Privater Kfz-Verkehr – egal ob elektrisch oder mit Verbrennern – soll möglichst erschwert, nach Möglichkeit unterbunden, also verboten werden.

Wie so gut wie alle vom Reißbrett aus gestalteten städtischen Lebensräume, birgt auch dieses Konzept einen kleinen Risikofaktor: Den Menschen selbst! Schwer zu glauben ist, daß sich Menschen auf diesen Unfug des betreuten Eingesperrtseins einlassen. – Obwohl uns einige illegale Lockdowns leider eines besseren belehren mußten.
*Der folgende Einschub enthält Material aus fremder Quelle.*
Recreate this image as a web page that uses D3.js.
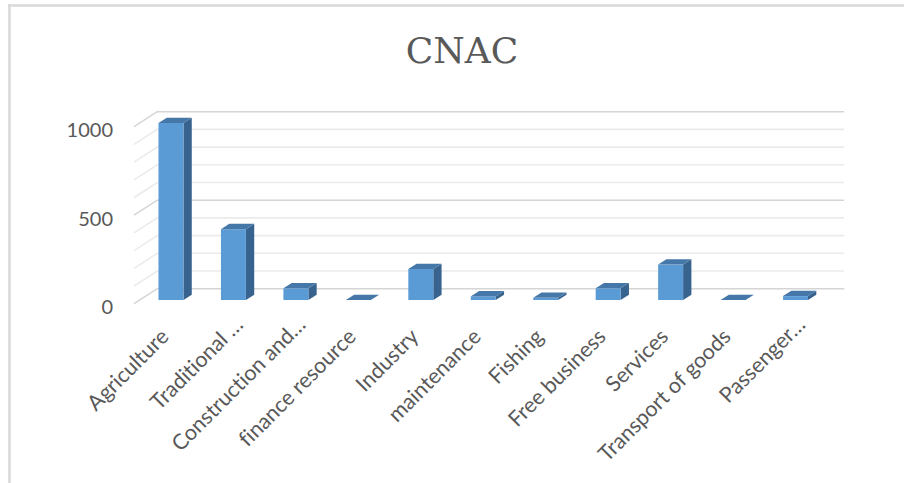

Aber es bleibt doch zu hoffen, daß sich Menschen nicht noch einmal freiwillig einsperren lassen.
Nach kurzer Überlegung muß es klar sein, daß es unmöglich ist, allen Zonen einer Stadt die gleiche vollumfängliche Versorgung mit wirklich allem, was das Leben zu bieten hat, zukommen zu lassen.
Und so wird es bessere und weniger gute Zonen geben: In der einen Zone wird es Gewerbebetriebe, doch dafür kein Schwimmbad und kein großes Ärztezentrum geben, während wo anders zwar kaum Produktionsbetriebe, doch dafür ein Konzerthaus, eine Universität und mehr Restaurants sind. Eine dystopische Mehrklassen-Stadt im Namen des Klimaschutz. Wo die Industriebetriebe, die naturgemäß oft mit Lärm oder Geruchsbelästigungen verbunden sind, untergebracht werden, ist bei dieser städtebaulichen Fantasterei ebenfalls fraglich. Aber sie werden mit Sicherheit nicht im Konzerthaus-Bezirk untergebracht sein.
Wenn man die Pläne so umsetzt, wie sie derzeit – oft sogar noch voller Stolz – präsentiert werden, gibt es in einer solchen Stadt auch nur noch schwer die Möglichkeit sozialer Mobilität, des gesellschaftlichen Aufstiegs. Denn, wer im „falschen“ Bezirk wohnt, hat keinen Zugang zu besseren Bildungsmöglichkeiten. Die Möglichkeit zur Auswahl bei Schulen, bei medizinischen Einrichtungen, Kinos oder Restaurants wird durch ein solches Konzept abgeschafft. Willkommen in der Planwirtschaft. Willkommen in der Stadt aus einem George Orwell-Roman.

Grundsätzlich ist die Idee einer Dezentralisierung für die städtebauliche Zukunft sehr gut und natürlich auch unterstützenswert. Doch ist diese Idee nicht neu und die Vergabe eines 100.000 EURO-Preises dafür nicht wirklich notwendig. In allen größeren Städten Europas gab es diese dezentrale Versorgung bereits. Die nun auf dem Planungstisch künstlich entworfenen Zonen waren natürlich gewachsen und man nannte sie – je nachdem wo man lebte – „Kiez“ oder „Grätzl“. Vom Friseur über den Fleischhauer bis zum Arzt war alles zur Hand. Man kaufte lokal ein. Daß es in den „Grätzeln“ keine Industriebetriebe gab, war auch logisch. Es gab ein moderates Ein- und Auspendeln von Arbeitskräften. Die Sünden von gestern, die aus Innenstädten reine Verkaufsstraßen machten und vor den Städten Alleen von riesigen Märkten errichten ließen, muß man auf vernünftigen Wegen entgegentreten. Mit totalitären Wohnbezirksfantasien mit Ausgangsbeschränkungen wird das nichts.